— START Data lines —

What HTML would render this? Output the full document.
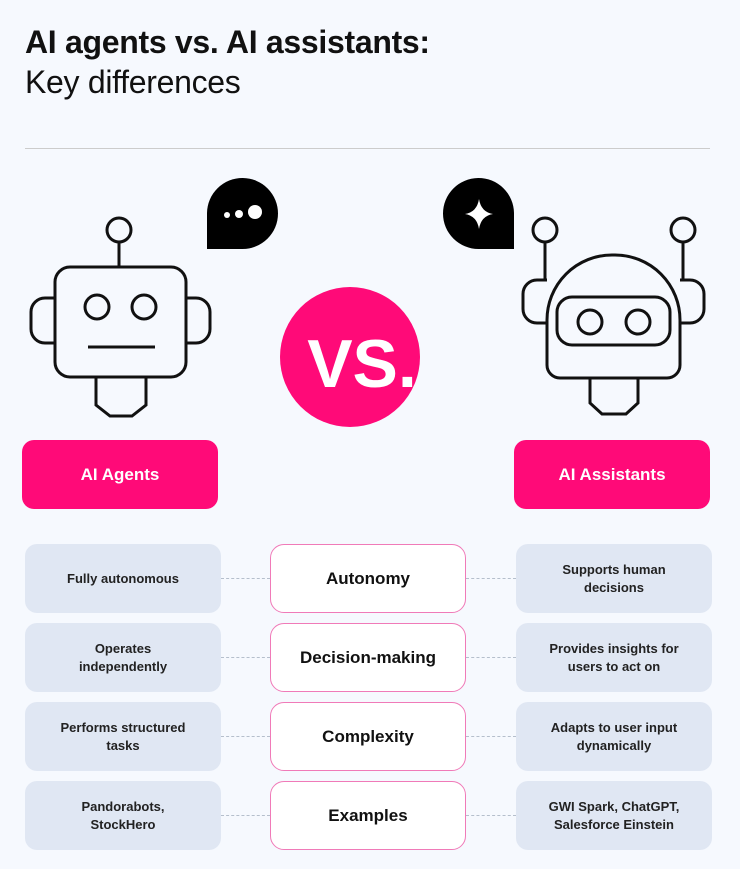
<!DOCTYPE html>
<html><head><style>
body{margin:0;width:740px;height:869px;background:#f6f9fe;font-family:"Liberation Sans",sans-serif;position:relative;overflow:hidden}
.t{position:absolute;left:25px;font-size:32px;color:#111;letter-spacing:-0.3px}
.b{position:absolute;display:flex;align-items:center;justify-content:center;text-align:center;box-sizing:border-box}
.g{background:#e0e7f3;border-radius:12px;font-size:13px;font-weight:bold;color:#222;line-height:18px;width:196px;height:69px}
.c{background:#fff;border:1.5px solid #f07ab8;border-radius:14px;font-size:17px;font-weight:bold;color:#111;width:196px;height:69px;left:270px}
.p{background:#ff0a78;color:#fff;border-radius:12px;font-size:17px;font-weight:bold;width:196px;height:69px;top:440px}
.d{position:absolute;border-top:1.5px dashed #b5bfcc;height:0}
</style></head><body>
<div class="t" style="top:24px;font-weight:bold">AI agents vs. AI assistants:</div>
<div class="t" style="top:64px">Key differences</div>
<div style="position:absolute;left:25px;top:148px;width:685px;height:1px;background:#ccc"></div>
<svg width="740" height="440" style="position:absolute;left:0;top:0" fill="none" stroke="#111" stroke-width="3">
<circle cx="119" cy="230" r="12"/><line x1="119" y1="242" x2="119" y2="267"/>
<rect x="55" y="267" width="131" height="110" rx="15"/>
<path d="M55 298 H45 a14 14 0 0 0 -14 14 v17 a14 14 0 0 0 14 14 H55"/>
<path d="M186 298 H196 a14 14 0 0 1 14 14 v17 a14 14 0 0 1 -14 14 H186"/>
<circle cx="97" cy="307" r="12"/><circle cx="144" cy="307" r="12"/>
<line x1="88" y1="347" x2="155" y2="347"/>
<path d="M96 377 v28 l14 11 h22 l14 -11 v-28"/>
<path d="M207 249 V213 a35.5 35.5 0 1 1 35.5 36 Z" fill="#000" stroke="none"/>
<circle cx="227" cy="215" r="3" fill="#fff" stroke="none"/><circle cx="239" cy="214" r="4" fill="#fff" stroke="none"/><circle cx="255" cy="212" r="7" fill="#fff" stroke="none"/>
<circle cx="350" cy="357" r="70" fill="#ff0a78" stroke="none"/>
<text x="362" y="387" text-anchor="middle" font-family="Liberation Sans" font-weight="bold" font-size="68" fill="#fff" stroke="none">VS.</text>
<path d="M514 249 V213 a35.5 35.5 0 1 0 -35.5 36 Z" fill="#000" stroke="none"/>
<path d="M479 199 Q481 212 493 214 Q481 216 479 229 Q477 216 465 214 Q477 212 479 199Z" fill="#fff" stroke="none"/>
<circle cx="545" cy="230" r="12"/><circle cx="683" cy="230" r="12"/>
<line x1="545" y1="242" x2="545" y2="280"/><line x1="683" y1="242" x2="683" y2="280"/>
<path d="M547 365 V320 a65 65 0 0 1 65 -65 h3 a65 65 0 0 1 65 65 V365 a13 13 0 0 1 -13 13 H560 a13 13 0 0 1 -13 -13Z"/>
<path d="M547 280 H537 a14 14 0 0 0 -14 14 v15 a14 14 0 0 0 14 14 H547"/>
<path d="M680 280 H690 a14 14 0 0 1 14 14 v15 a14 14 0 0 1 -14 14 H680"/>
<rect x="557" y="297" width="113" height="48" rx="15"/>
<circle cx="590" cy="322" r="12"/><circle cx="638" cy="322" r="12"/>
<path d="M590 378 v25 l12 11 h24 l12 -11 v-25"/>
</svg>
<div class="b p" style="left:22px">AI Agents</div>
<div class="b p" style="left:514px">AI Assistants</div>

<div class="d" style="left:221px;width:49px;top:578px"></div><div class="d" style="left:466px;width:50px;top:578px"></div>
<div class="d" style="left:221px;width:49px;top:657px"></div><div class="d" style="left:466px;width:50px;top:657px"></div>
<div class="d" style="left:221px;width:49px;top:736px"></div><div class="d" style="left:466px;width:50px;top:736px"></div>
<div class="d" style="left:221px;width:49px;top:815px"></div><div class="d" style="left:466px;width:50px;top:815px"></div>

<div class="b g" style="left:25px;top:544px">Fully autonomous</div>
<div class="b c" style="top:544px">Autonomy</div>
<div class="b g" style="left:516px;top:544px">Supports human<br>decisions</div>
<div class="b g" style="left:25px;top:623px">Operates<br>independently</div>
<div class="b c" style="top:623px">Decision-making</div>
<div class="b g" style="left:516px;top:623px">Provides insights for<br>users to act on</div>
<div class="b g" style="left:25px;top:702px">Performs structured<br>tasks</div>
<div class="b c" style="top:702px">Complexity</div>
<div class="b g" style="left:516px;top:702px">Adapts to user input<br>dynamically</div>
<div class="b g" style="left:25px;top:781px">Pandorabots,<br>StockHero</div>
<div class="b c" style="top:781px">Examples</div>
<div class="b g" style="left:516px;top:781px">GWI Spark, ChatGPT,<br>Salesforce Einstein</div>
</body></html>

— END Data lines —

**Direction**
Would you set down the listing exactly, omitting pictures?

**Exercise result**
What HTML would render this? Output the full document.
<!DOCTYPE html>
<html><head><style>
body{margin:0;width:740px;height:869px;background:#f6f9fe;font-family:"Liberation Sans",sans-serif;position:relative;overflow:hidden}
.t{position:absolute;left:25px;font-size:32px;color:#111;letter-spacing:-0.3px}
.b{position:absolute;display:flex;align-items:center;justify-content:center;text-align:center;box-sizing:border-box}
.g{background:#e0e7f3;border-radius:12px;font-size:13px;font-weight:bold;color:#222;line-height:18px;width:196px;height:69px}
.c{background:#fff;border:1.5px solid #f07ab8;border-radius:14px;font-size:17px;font-weight:bold;color:#111;width:196px;height:69px;left:270px}
.p{background:#ff0a78;color:#fff;border-radius:12px;font-size:17px;font-weight:bold;width:196px;height:69px;top:440px}
.d{position:absolute;border-top:1.5px dashed #b5bfcc;height:0}
</style></head><body>
<div class="t" style="top:24px;font-weight:bold">AI agents vs. AI assistants:</div>
<div class="t" style="top:64px">Key differences</div>
<div style="position:absolute;left:25px;top:148px;width:685px;height:1px;background:#ccc"></div>
<svg width="740" height="440" style="position:absolute;left:0;top:0" fill="none" stroke="#111" stroke-width="3">
<circle cx="119" cy="230" r="12"/><line x1="119" y1="242" x2="119" y2="267"/>
<rect x="55" y="267" width="131" height="110" rx="15"/>
<path d="M55 298 H45 a14 14 0 0 0 -14 14 v17 a14 14 0 0 0 14 14 H55"/>
<path d="M186 298 H196 a14 14 0 0 1 14 14 v17 a14 14 0 0 1 -14 14 H186"/>
<circle cx="97" cy="307" r="12"/><circle cx="144" cy="307" r="12"/>
<line x1="88" y1="347" x2="155" y2="347"/>
<path d="M96 377 v28 l14 11 h22 l14 -11 v-28"/>
<path d="M207 249 V213 a35.5 35.5 0 1 1 35.5 36 Z" fill="#000" stroke="none"/>
<circle cx="227" cy="215" r="3" fill="#fff" stroke="none"/><circle cx="239" cy="214" r="4" fill="#fff" stroke="none"/><circle cx="255" cy="212" r="7" fill="#fff" stroke="none"/>
<circle cx="350" cy="357" r="70" fill="#ff0a78" stroke="none"/>
<text x="362" y="387" text-anchor="middle" font-family="Liberation Sans" font-weight="bold" font-size="68" fill="#fff" stroke="none">VS.</text>
<path d="M514 249 V213 a35.5 35.5 0 1 0 -35.5 36 Z" fill="#000" stroke="none"/>
<path d="M479 199 Q481 212 493 214 Q481 216 479 229 Q477 216 465 214 Q477 212 479 199Z" fill="#fff" stroke="none"/>
<circle cx="545" cy="230" r="12"/><circle cx="683" cy="230" r="12"/>
<line x1="545" y1="242" x2="545" y2="280"/><line x1="683" y1="242" x2="683" y2="280"/>
<path d="M547 365 V320 a65 65 0 0 1 65 -65 h3 a65 65 0 0 1 65 65 V365 a13 13 0 0 1 -13 13 H560 a13 13 0 0 1 -13 -13Z"/>
<path d="M547 280 H537 a14 14 0 0 0 -14 14 v15 a14 14 0 0 0 14 14 H547"/>
<path d="M680 280 H690 a14 14 0 0 1 14 14 v15 a14 14 0 0 1 -14 14 H680"/>
<rect x="557" y="297" width="113" height="48" rx="15"/>
<circle cx="590" cy="322" r="12"/><circle cx="638" cy="322" r="12"/>
<path d="M590 378 v25 l12 11 h24 l12 -11 v-25"/>
</svg>
<div class="b p" style="left:22px">AI Agents</div>
<div class="b p" style="left:514px">AI Assistants</div>

<div class="d" style="left:221px;width:49px;top:578px"></div><div class="d" style="left:466px;width:50px;top:578px"></div>
<div class="d" style="left:221px;width:49px;top:657px"></div><div class="d" style="left:466px;width:50px;top:657px"></div>
<div class="d" style="left:221px;width:49px;top:736px"></div><div class="d" style="left:466px;width:50px;top:736px"></div>
<div class="d" style="left:221px;width:49px;top:815px"></div><div class="d" style="left:466px;width:50px;top:815px"></div>

<div class="b g" style="left:25px;top:544px">Fully autonomous</div>
<div class="b c" style="top:544px">Autonomy</div>
<div class="b g" style="left:516px;top:544px">Supports human<br>decisions</div>
<div class="b g" style="left:25px;top:623px">Operates<br>independently</div>
<div class="b c" style="top:623px">Decision-making</div>
<div class="b g" style="left:516px;top:623px">Provides insights for<br>users to act on</div>
<div class="b g" style="left:25px;top:702px">Performs structured<br>tasks</div>
<div class="b c" style="top:702px">Complexity</div>
<div class="b g" style="left:516px;top:702px">Adapts to user input<br>dynamically</div>
<div class="b g" style="left:25px;top:781px">Pandorabots,<br>StockHero</div>
<div class="b c" style="top:781px">Examples</div>
<div class="b g" style="left:516px;top:781px">GWI Spark, ChatGPT,<br>Salesforce Einstein</div>
</body></html>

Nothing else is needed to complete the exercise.